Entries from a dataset
:::::
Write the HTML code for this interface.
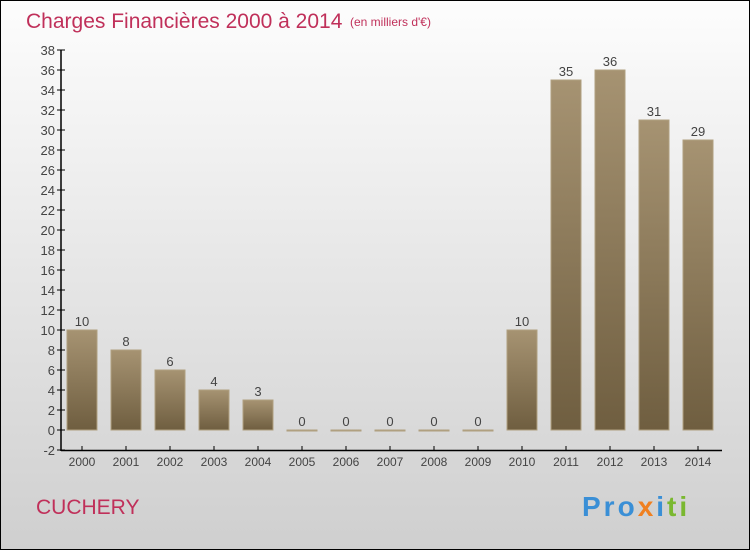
<!DOCTYPE html>
<html><head><meta charset="utf-8"><style>
body{margin:0}
svg{display:block;font-family:"Liberation Sans","DejaVu Sans",sans-serif}
</style></head><body>
<svg width="750" height="550">
<defs>
<linearGradient id="bg" x1="0" y1="0" x2="0" y2="1"><stop offset="0" stop-color="#fdfdfd"/><stop offset="1" stop-color="#cfcfcf"/></linearGradient>
<linearGradient id="bar" x1="0" y1="0" x2="0" y2="1"><stop offset="0" stop-color="#a69372"/><stop offset="1" stop-color="#6f5e40"/></linearGradient>
</defs>
<rect x="0.5" y="0.5" width="749" height="549" fill="url(#bg)" stroke="#000"/>
<text x="26" y="28" font-size="21" fill="#c0305a">Charges Financières 2000 à 2014</text>
<text x="350" y="26" font-size="12" fill="#c0305a">(en milliers d'€)</text>
<g id="axes"></g>
<g id="bars"></g>
<text x="36" y="514" font-size="21" fill="#c0305a">CUCHERY</text>
<text x="582" y="516" font-size="28" font-weight="bold" letter-spacing="3"><tspan fill="#3a8fd6">Pro</tspan><tspan fill="#f08020">x</tspan><tspan fill="#3a8fd6">i</tspan><tspan fill="#7ab830">ti</tspan></text>
</svg>
<script>
const years=["2000","2001","2002","2003","2004","2005","2006","2007","2008","2009","2010","2011","2012","2013","2014"];
const values=[10,8,6,4,3,0,0,0,0,0,10,35,36,31,29];
const yTicks=[-2,0,2,4,6,8,10,12,14,16,18,20,22,24,26,28,30,32,34,36,38];
const NS="http://www.w3.org/2000/svg";
function y(v){return 430-v*10;}
function x(i){return 82+i*44;}
function mk(tag,attrs,parent,text){const e=document.createElementNS(NS,tag);for(const k in attrs)e.setAttribute(k,attrs[k]);if(text!==undefined)e.textContent=text;parent.appendChild(e);return e;}
const ax=document.getElementById('axes'),bg=document.getElementById('bars');
let l=mk('line',{x1:61,y1:50,x2:61,y2:451,stroke:'#000','stroke-width':1.5},ax);


l=mk('line',{x1:61,y1:450.5,x2:722,y2:450.5,stroke:'#000','stroke-width':1.5},ax);


yTicks.forEach(t=>{
 mk('line',{x1:57,y1:y(t),x2:65,y2:y(t),stroke:'#000'},ax);
 const tx=mk('text',{x:55,y:y(t)+5,'font-size':13,'text-anchor':'end',fill:'#444'},ax,t);
 
 
});
years.forEach((yr,i)=>{
 mk('line',{x1:x(i),y1:446,x2:x(i),y2:450,stroke:'#000'},ax);
 const tx=mk('text',{x:x(i),y:466,'font-size':12,'text-anchor':'middle',fill:'#444'},ax,yr);
 
 
 const v=values[i];
 const h=Math.max(v*10,1);
 const r=mk('rect',{x:x(i)-15,y:y(v),width:30,height:h,fill:'url(#bar)',stroke:'#b0a080','stroke-width':1},bg);
 
 
 const lb=mk('text',{x:x(i),y:y(v)-4,'font-size':13,'text-anchor':'middle',fill:'#444'},bg,v);
 
 
});
</script>
</body></html>
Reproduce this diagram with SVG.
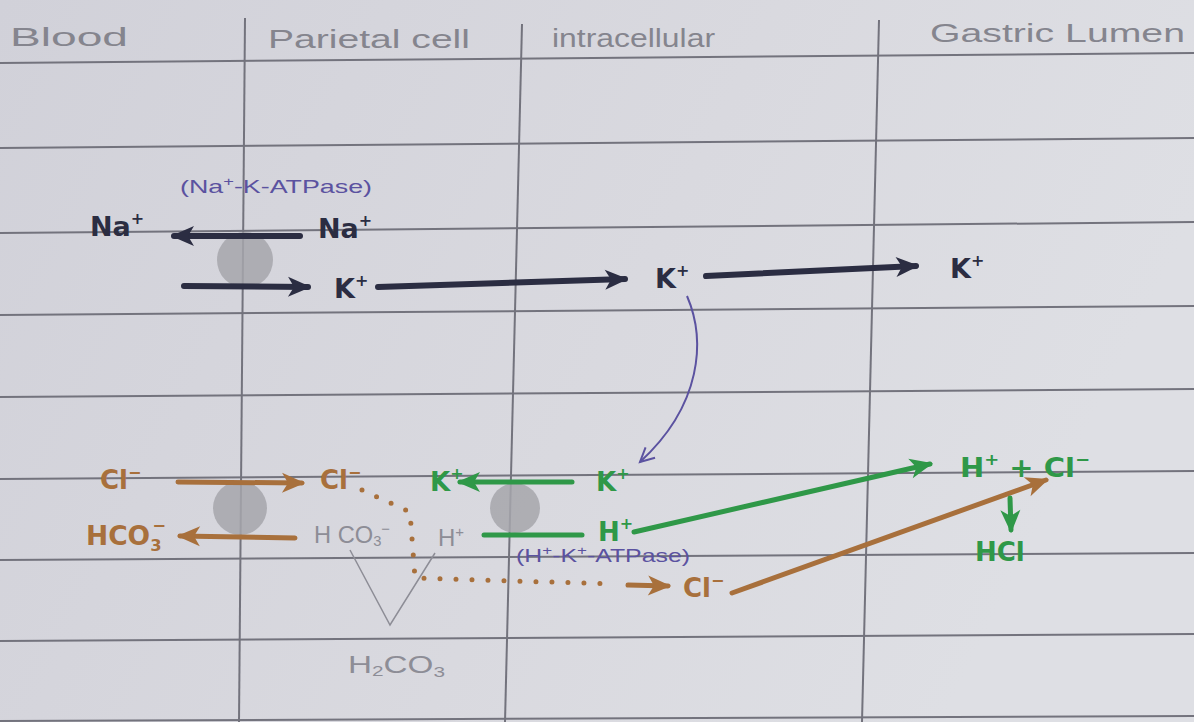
:::::
Aim of the exercise
Pictures stay out of the copy; please restate every record above exactly.

Answer to this task
Write the HTML code for this interface.
<!DOCTYPE html>
<html><head><meta charset="utf-8"><style>
body{margin:0}
svg{display:block;font-family:"Liberation Sans","DejaVu Sans",sans-serif}
</style></head><body>
<svg width="750" height="550">
<defs>
<linearGradient id="bg" x1="0" y1="0" x2="0" y2="1"><stop offset="0" stop-color="#fdfdfd"/><stop offset="1" stop-color="#cfcfcf"/></linearGradient>
<linearGradient id="bar" x1="0" y1="0" x2="0" y2="1"><stop offset="0" stop-color="#a69372"/><stop offset="1" stop-color="#6f5e40"/></linearGradient>
</defs>
<rect x="0.5" y="0.5" width="749" height="549" fill="url(#bg)" stroke="#000"/>
<text x="26" y="28" font-size="21" fill="#c0305a">Charges Financières 2000 à 2014</text>
<text x="350" y="26" font-size="12" fill="#c0305a">(en milliers d'€)</text>
<g id="axes"></g>
<g id="bars"></g>
<text x="36" y="514" font-size="21" fill="#c0305a">CUCHERY</text>
<text x="582" y="516" font-size="28" font-weight="bold" letter-spacing="3"><tspan fill="#3a8fd6">Pro</tspan><tspan fill="#f08020">x</tspan><tspan fill="#3a8fd6">i</tspan><tspan fill="#7ab830">ti</tspan></text>
</svg>
<script>
const years=["2000","2001","2002","2003","2004","2005","2006","2007","2008","2009","2010","2011","2012","2013","2014"];
const values=[10,8,6,4,3,0,0,0,0,0,10,35,36,31,29];
const yTicks=[-2,0,2,4,6,8,10,12,14,16,18,20,22,24,26,28,30,32,34,36,38];
const NS="http://www.w3.org/2000/svg";
function y(v){return 430-v*10;}
function x(i){return 82+i*44;}
function mk(tag,attrs,parent,text){const e=document.createElementNS(NS,tag);for(const k in attrs)e.setAttribute(k,attrs[k]);if(text!==undefined)e.textContent=text;parent.appendChild(e);return e;}
const ax=document.getElementById('axes'),bg=document.getElementById('bars');
let l=mk('line',{x1:61,y1:50,x2:61,y2:451,stroke:'#000','stroke-width':1.5},ax);


l=mk('line',{x1:61,y1:450.5,x2:722,y2:450.5,stroke:'#000','stroke-width':1.5},ax);


yTicks.forEach(t=>{
 mk('line',{x1:57,y1:y(t),x2:65,y2:y(t),stroke:'#000'},ax);
 const tx=mk('text',{x:55,y:y(t)+5,'font-size':13,'text-anchor':'end',fill:'#444'},ax,t);
 
 
});
years.forEach((yr,i)=>{
 mk('line',{x1:x(i),y1:446,x2:x(i),y2:450,stroke:'#000'},ax);
 const tx=mk('text',{x:x(i),y:466,'font-size':12,'text-anchor':'middle',fill:'#444'},ax,yr);
 
 
 const v=values[i];
 const h=Math.max(v*10,1);
 const r=mk('rect',{x:x(i)-15,y:y(v),width:30,height:h,fill:'url(#bar)',stroke:'#b0a080','stroke-width':1},bg);
 
 
 const lb=mk('text',{x:x(i),y:y(v)-4,'font-size':13,'text-anchor':'middle',fill:'#444'},bg,v);
 
 
});
</script>
</body></html>
Reproduce this diagram with SVG.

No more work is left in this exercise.